Despite the fact that the term 'bronchial adenoma' suggests a non-neoplastic disease, it really stands for a multitude of tumor types, originating from the bronchial glands or epithelium, like carcinoid, adenoid cystic carcinoma, mucoepidermoid carcinoma or mucous gland adenoma. These neoplasms have a more or less prominent malignant potential that dictates clinical evolution.

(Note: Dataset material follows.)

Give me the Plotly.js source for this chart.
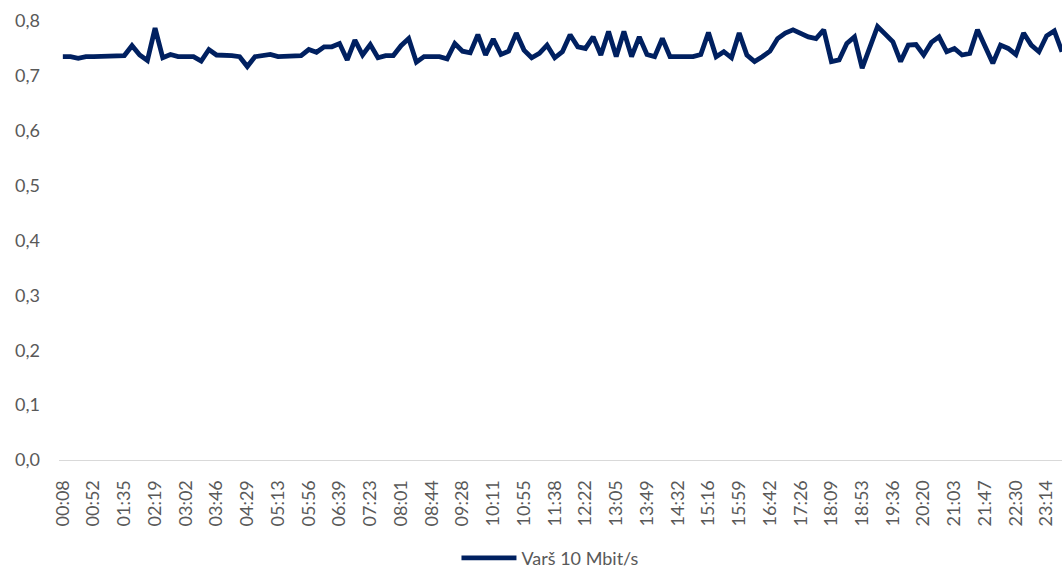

Bronchial adenoma may be asymptomatic, especially if located in a distal area. In these cases, they are discovered incidentally. When the disease does induce clinical manifestations, these may mimic other conditions, like asthma or pneumonia. Symptoms like a cough (dry or productive), dyspnea, stridor or wheezing are caused by the existence of a bronchial obstruction, while hemoptysis is due to the rupture of the tumor vessels. Carcinoid syndrome is less frequently encountered   and more difficult to clinically diagnose , but it occurs in most patients that have liver metastases. Symptoms consist of asthma-like symptoms, flushing, palpitations and diarrhea. Furthermore, a recurrent infectious episode may complicate disease evolution and recognition.
When the tumor is big enough to compress neighboring structures, it may induce hoarseness, chest pain or chylothorax. Large tumors are more often found in the right lung rather than the left. The patient may complain of paraplegia, vertebral pain or sensory deficit due to acute spinal cord compression. Upper limbs may be painful and occasionally present with muscular atrophy. Horner syndrome (miosis, hemifacial anhidrosis, and partial ptosis) is caused by Pancoast tumors. Sometimes, the physician encounters a superior vena cava syndrome, characterized by dilated upper extremities and jugular veins, facial edema, papilledema and mental changes. Patients may also exhibit low-grade fever and weight loss. Breath sounds may prove asymmetric on auscultation and this method sometimes reveals condensation (pneumonia or abscess) processes distal to the obstruction site. Auscultation is occasionally consistent with emphysema or pleural effusion . The tumor itself may cause increased work of breathing with intercostal retractions, dyspnea, orthopnea, and cyanosis.
Bronchial carcinoid has also been described in the pediatric population. This age group is often symptomatic and have recurrent pulmonary infectious episodes . If a cough or wheezing do not properly respond to standard therapy, bronchial adenoma or carcinoid suspicion should be rapidly raised and investigated .
Blood workup in bronchial adenoma should include a complete blood cell count that will help differentiate pneumonia from other types of pulmonary condensation. The presence of anemia suggests significant blood loss by hemoptysis. A patient with severe respiratory distress should undergo an arterial blood gas determination, that may reveal decreased oxygen and increased carbon dioxide concentrations. A sputum culture is only useful if a distal infectious process exists. More specific markers are synaptophysin, calcitonin, bombesin, serotonin, neuron-specific enolase, corticotropin and antidiuretic hormone, keeping in mind that all of these are also increased in small cell lung cancer. Immunohistochemistry identifies tumor secretory substances.
The presence of a tumor can be suspected on a plain thoracic radiograph, but its type cannot be specified . Supplementary views, like the oblique ones, are sometimes useful. This investigation highlights the presence of different aspects, such as pleural effusion (that masks everything beneath it), a nodule or mass, an atelectasis area due to bronchial obstruction or infiltrative process. Hilar lymphadenopathy may signify infection or tumor . A normal radiological aspect does not necessarily exclude the disease. Therefore, in selected cases, a computed tomography (CT) scan can provide further information regarding calcification, compression, and location, as well as bronchiectasis or peripheral atelectasis. Contrast enhancement is homogeneous in typical carcinoid and less prominent in atypical one. Osseous metaplasia can also be encountered. Two-thirds of patients, those with somatostatin-positive tumors can be identified using octreotide or 99m technetium depreotide single-photon emission CT scanning, which represents alternative diagnosis methods.